Toutefois, une des dispositions prévues dans le rapport Delevoye (ancien Haut-commissaire à la réforme des retraites) envisage d'exclure du futur système de retraites, dit universel, une partie des sommes actuellement cotisées par les salariés les mieux rémunérés.
Vers un manque à gagner de 71 milliards d’euros ? Alors que le texte prévoit «une cotisation plafonnée de 25,31 % qui s’appliquerait aux salaires jusqu’à 120 000 € bruts/an, soit une limite correspondant à trois fois le plafond annuel de la sécurité sociale [également connu sous l'acronyme PASS]», plusieurs observateurs s'inquiètent de cet abaissement du plafond de cotisation, qui peut actuellement atteindre jusqu'à huit fois le PASS, soit 324 192 €.

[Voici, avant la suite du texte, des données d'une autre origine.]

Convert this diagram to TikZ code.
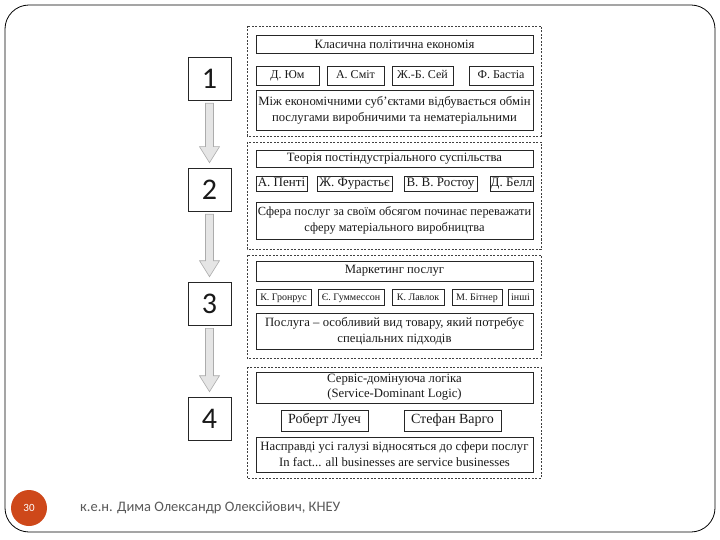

Ainsi, à partir de 120 000 € de rémunération annuelle, le rapport Delevoye prévoit la mise en place d'une cotisation déplafonnée minime de 2,81% (soit près de dix fois moins que le taux de cotisation plafonnée), afin de «faire contribuer solidairement les plus hauts revenus au financement du système de retraite». «La différence entre le système actuel et la réforme de Macron réside ici : tous les salaires compris entre 120 000 € et 324 000 € sortiront du régime des retraites à partir de 2025, année de son entrée en vigueur», note ainsi l'équipe de la chaîne YouTube d'actualité politique Osons Causer, dans une vidéo publiée ce 20 décembre.

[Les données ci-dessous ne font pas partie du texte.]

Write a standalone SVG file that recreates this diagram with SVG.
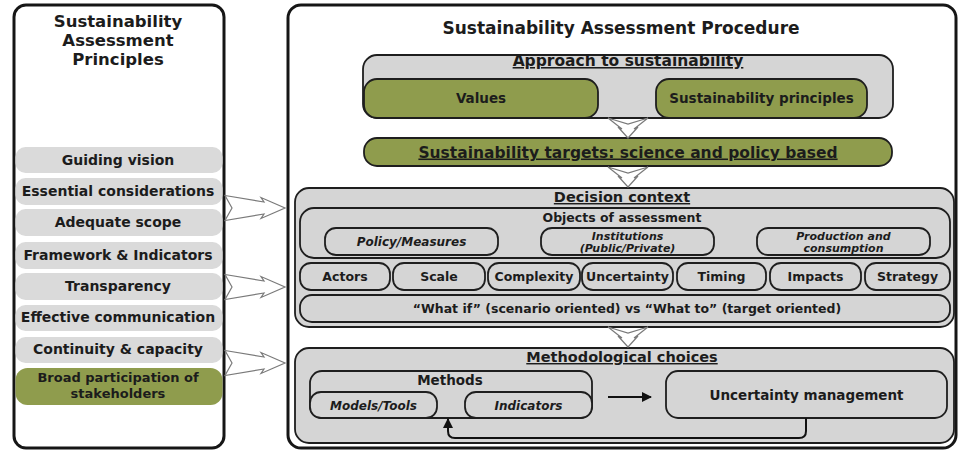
<svg xmlns="http://www.w3.org/2000/svg" width="961" height="452" viewBox="0 0 961 452">
  <defs>
    <style>
      text { font-family: "DejaVu Sans", "Liberation Sans", sans-serif; font-weight: bold; fill: #1c1c1c; text-anchor: middle; }
      .panel { fill: #ffffff; stroke: #161616; stroke-width: 3; }
      .item { fill: #dadada; }
      .item-green { fill: #8f9c4d; }
      .box { fill: #d5d5d5; stroke: #1e1e1e; stroke-width: 1.8; }
      .green { fill: #8f9c4d; stroke: #1e1e1e; stroke-width: 1.8; }
      .ptitle { font-size: 16.5px; }
      .rtitle { font-size: 17px; }
      .itxt { font-size: 14px; }
      .itxt2 { font-size: 13px; }
      .head { font-size: 15.5px; text-decoration: underline; }
      .sub { font-size: 14.5px; text-decoration: underline; }
      .lbl { font-size: 13.5px; }
      .sm { font-size: 12.5px; }
      .it { font-size: 12px; font-style: italic; }
      .it2 { font-size: 11px; font-style: italic; }
      .hollow { fill: #ffffff; stroke: #7a7a7a; stroke-width: 1.2; stroke-linejoin: miter; }
      .flow { fill: none; stroke: #111111; stroke-width: 2; }
    </style>
    <marker id="ah" viewBox="0 0 10 10" refX="9" refY="5" markerWidth="5" markerHeight="5" orient="auto">
      <path d="M0,0 L10,5 L0,10 z" fill="#111111"/>
    </marker>
    <!-- hollow notched arrow pointing right, tail at x=0, tip at x=60 -->
    <path id="harrow" class="hollow" d="M0,-12.5 L39,-6 L36,-10.5 L60,0 L36,10.5 L39,6 L0,12.5 L7,0 Z"/>
    <!-- hollow notched arrow pointing down, tail at y=0, tip at y=20 -->
    <path id="varrow" class="hollow" d="M-20,0 L-6,11 L-10,9 L0,20 L10,9 L6,11 L20,0 L0,6 Z"/>
  </defs>

  <rect x="0" y="0" width="961" height="452" fill="#ffffff"/>

  <!-- Left panel: principles -->
  <g id="principles">
    <rect class="panel" x="14" y="5" width="210" height="443" rx="12"/>
    <text class="ptitle" x="118" y="27">Sustainability</text>
    <text class="ptitle" x="118" y="46">Assessment</text>
    <text class="ptitle" x="118" y="65">Principles</text>
  </g>
  <g id="p-guiding-vision">
    <rect class="item" x="15.5" y="147" width="207" height="26" rx="10"/>
    <text class="itxt" x="118" y="164.5">Guiding vision</text>
  </g>
  <g id="p-essential-considerations">
    <rect class="item" x="15.5" y="178" width="207" height="27" rx="10"/>
    <text class="itxt" x="118" y="196">Essential considerations</text>
  </g>
  <g id="p-adequate-scope">
    <rect class="item" x="15.5" y="209" width="207" height="27" rx="10"/>
    <text class="itxt" x="118" y="227">Adequate scope</text>
  </g>
  <g id="p-framework-indicators">
    <rect class="item" x="15.5" y="242" width="207" height="27" rx="10"/>
    <text class="itxt" x="118" y="259.5">Framework &amp; Indicators</text>
  </g>
  <g id="p-transparency">
    <rect class="item" x="15.5" y="273" width="207" height="27" rx="10"/>
    <text class="itxt" x="118" y="290.5">Transparency</text>
  </g>
  <g id="p-effective-communication">
    <rect class="item" x="15.5" y="305" width="207" height="26" rx="10"/>
    <text class="itxt" x="118" y="322">Effective communication</text>
  </g>
  <g id="p-continuity-capacity">
    <rect class="item" x="15.5" y="337" width="207" height="26" rx="10"/>
    <text class="itxt" x="118" y="354">Continuity &amp; capacity</text>
  </g>
  <g id="p-broad-participation">
    <rect class="item-green" x="15.5" y="368" width="207" height="37" rx="12"/>
    <text class="itxt2" x="118" y="382">Broad participation of</text>
    <text class="itxt2" x="118" y="398">stakeholders</text>
  </g>

  <!-- Right panel: procedure -->
  <g id="procedure">
    <rect class="panel" x="288" y="5" width="668" height="443" rx="13"/>
    <text class="rtitle" x="621" y="34">Sustainability Assessment Procedure</text>
  </g>

  <g id="approach">
    <rect class="box" x="363" y="55" width="530" height="63" rx="14"/>
    <text class="head" x="628" y="66">Approach to sustainability</text>
  </g>
  <g id="values">
    <rect class="green" x="364" y="79" width="234" height="39" rx="13"/>
    <text class="lbl" x="481" y="103">Values</text>
  </g>
  <g id="sustainability-principles">
    <rect class="green" x="656" y="79" width="211" height="39" rx="13"/>
    <text class="lbl" x="761.5" y="103">Sustainability principles</text>
  </g>

  <g id="targets">
    <rect class="green" x="364" y="138" width="528" height="28" rx="13"/>
    <text class="head" x="628" y="157.5">Sustainability targets: science and policy based</text>
  </g>

  <g id="decision-context">
    <rect class="box" x="295" y="188" width="659" height="139" rx="14"/>
    <text class="sub" x="622" y="202">Decision context</text>
  </g>
  <g id="objects">
    <rect class="box" x="300" y="208" width="650" height="50" rx="14"/>
    <text class="sm" x="622" y="222">Objects of assessment</text>
  </g>
  <g id="policy-measures">
    <rect class="box" x="325" y="228" width="173" height="27" rx="11"/>
    <text class="it" x="411.5" y="246">Policy/Measures</text>
  </g>
  <g id="institutions">
    <rect class="box" x="541" y="228" width="173" height="27" rx="11"/>
    <text class="it2" x="627.5" y="239.5">Institutions</text>
    <text class="it2" x="627.5" y="252">(Public/Private)</text>
  </g>
  <g id="production">
    <rect class="box" x="757" y="228" width="173" height="27" rx="11"/>
    <text class="it2" x="843.5" y="239.5">Production and</text>
    <text class="it2" x="843.5" y="252">consumption</text>
  </g>
  <g id="actors">
    <rect class="box" x="300" y="263" width="90" height="27" rx="11"/>
    <text class="sm" x="345" y="281">Actors</text>
  </g>
  <g id="scale">
    <rect class="box" x="393" y="263" width="92" height="27" rx="11"/>
    <text class="sm" x="439" y="281">Scale</text>
  </g>
  <g id="complexity">
    <rect class="box" x="488" y="263" width="92" height="27" rx="11"/>
    <text class="sm" x="534" y="281">Complexity</text>
  </g>
  <g id="uncertainty">
    <rect class="box" x="582" y="263" width="91" height="27" rx="11"/>
    <text class="sm" x="627.5" y="281">Uncertainty</text>
  </g>
  <g id="timing">
    <rect class="box" x="677" y="263" width="89" height="27" rx="11"/>
    <text class="sm" x="721.5" y="281">Timing</text>
  </g>
  <g id="impacts">
    <rect class="box" x="770" y="263" width="91" height="27" rx="11"/>
    <text class="sm" x="815.5" y="281">Impacts</text>
  </g>
  <g id="strategy">
    <rect class="box" x="865" y="263" width="85" height="27" rx="11"/>
    <text class="sm" x="907.5" y="281">Strategy</text>
  </g>
  <g id="what-if">
    <rect class="box" x="300" y="295" width="650" height="27" rx="12"/>
    <text class="sm" x="627" y="313" font-size="12">“What if” (scenario oriented) vs “What to” (target oriented)</text>
  </g>

  <g id="methodological-choices">
    <rect class="box" x="295" y="348" width="659" height="95" rx="14"/>
    <text class="sub" x="622" y="362">Methodological choices</text>
  </g>
  <g id="methods">
    <rect class="box" x="310" y="371" width="282" height="47" rx="12"/>
    <text class="lbl" x="450" y="384.5">Methods</text>
  </g>
  <g id="models-tools">
    <rect class="box" x="310" y="392" width="127" height="26" rx="11"/>
    <text class="it" x="373.5" y="409.5">Models/Tools</text>
  </g>
  <g id="indicators">
    <rect class="box" x="465" y="392" width="127" height="26" rx="11"/>
    <text class="it" x="528.5" y="409.5">Indicators</text>
  </g>
  <g id="uncertainty-management">
    <rect class="box" x="666" y="371" width="281" height="47" rx="12"/>
    <text class="lbl" x="806.5" y="399.5">Uncertainty management</text>
  </g>

  <!-- Connectors -->
  <g id="connectors">
    <use href="#harrow" x="225" y="208"/>
    <use href="#harrow" x="225" y="287"/>
    <use href="#harrow" x="225" y="363"/>
    <use href="#varrow" x="628" y="118"/>
    <use href="#varrow" x="628" y="167"/>
    <use href="#varrow" x="628" y="327"/>
    <path class="flow" d="M608,397 H651" marker-end="url(#ah)"/>
    <path class="flow" d="M806,418 V431 Q806,438 799,438 H455 Q448,438 448,431 V419" marker-end="url(#ah)"/>
  </g>
</svg>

Citant un chiffrage des services de l’AGIRC-ARRCO (le système français de retraite complémentaire des salariés), l'Union générale des ingénieurs, cadres et techniciens CGT (UGICT CGT) évoque alors la perte considérable de ressources qu'une telle réforme pourrait faire peser, selon l'organisation, sur le système de financement des retraites par répartition. «L’étude démontre que le manque à gagner en termes de cotisations serait de près de 4,8 milliards en moyenne annuelle, soit en cumulé de 2025 à 2040 de plus de 71 milliards d’euros», affirme en effet l'UGICT CGT dans un communiqué daté du 18 décembre, grâce auquel la chaîne YouTube Osons Causer explique avoir pu obtenir de précieux chiffres. «En discutant avec le syndicat, nous avons pu avoir accès à l’évaluation – encore non rendue publique – du régime de retraite des cadres – AGIRC-ARRCO», peut-on en effet lire en préambule d'un article d'Osons causer.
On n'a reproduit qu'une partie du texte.